While Vestberg saw the pursuit of new markets, such as media and cloud, as the answer to the intense pressures and competition in the traditional network equipment space, Ekholm has placed his hopes on an uptick from 5G and associated services, and on slashing Ericsson’s costs. These have been reduced by SEK6bn ($718m) in the past year, and the firm plans SEK10bn of annual savings by mid-2018, compared with its costs at the start of 2017.
Ekholm insisted, at the company’s annual general meeting last week, that his actions have stabilized Ericsson and will create a “strong and successful” firm again in time. However, he said he was still dissatisfied with financial performance, especially a net loss of SEK35.1bn, suffered in 2017, reversing 2016’s profit of SEK1.9bn. “2017 was a tough year with a continued declining market. We are far from satisfied with our performance and have taken a number of actions to turn around the development and improve profitability, to build a strong Ericsson for the long term.”

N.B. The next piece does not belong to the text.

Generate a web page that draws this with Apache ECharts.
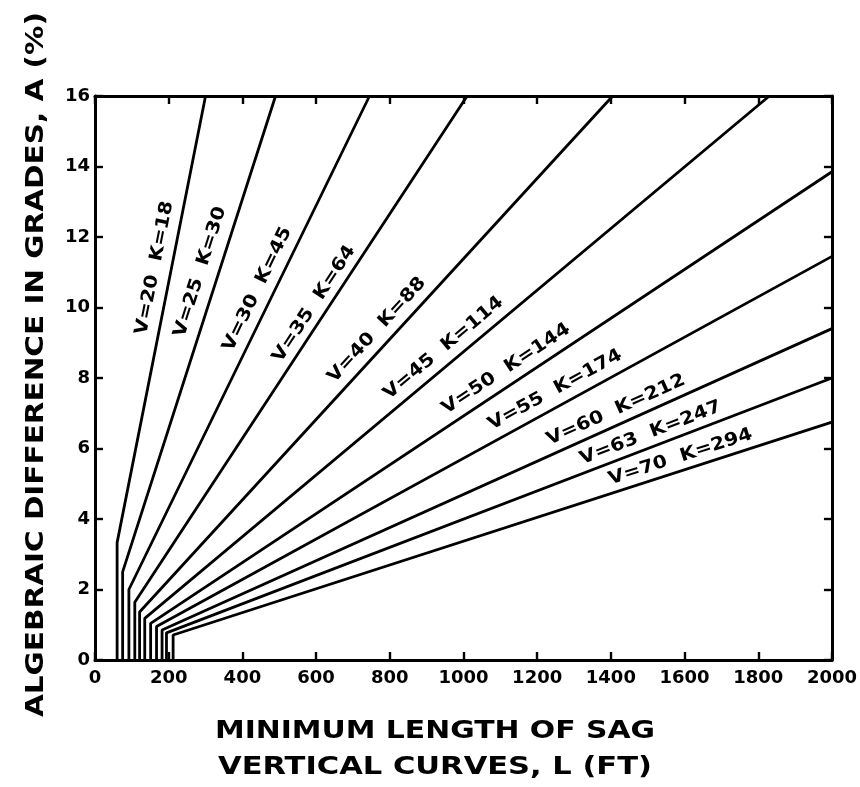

He told investors: “In 2017 we stabilized and simplified the company. We took out significant costs, and invested in the future. We have a clear strategy and clear targets for turning Ericsson to profitability and a strong long term development.”
On the bright side, Ekholm thinks 5G has been progressing “faster than expected” and insisting Ericsson is well positioned to take advantage, having won about half of the world’s 5G deals so far, helping it to regain some market share during the second half of last year. Some analysts questioned the 5G claims, saying Nokia has announced 50 5G trials, compared to Ericsson’s 38 (as Raymond James of Wall Street calculated).
This highlights a risk Ekholm has been taking since becoming CEO – overplaying the potential impact of 5G, even though it is likely to be deployed in a very different way from 4G (see separate item), and with less capex intensity for most operators. Even in the early years of 4G, Ericsson and its investors were disappointed that LTE did not drive a huge wave of big bang build-outs, as operators were more keen to modernize their existing networks in a service-led approach which spread investments over a longer time and squeezed margins.
So Ekholm cannot put all his eggs in the 5G basket. “We have been working hard to turn around the development,” he said in a statement. “It is therefore satisfying that we, after several years of decreasing market share, have started to increase our share, and doing so with improved gross margin.”
For the rest of this year, Ekholm has three priorities – building technology leadership, especially in 5G; developing product-led solutions; and expanding global scale and skill. This will help it address the three main challenges for operator customers – to decrease cost per gigabit, become fully digital, and find new revenue streams.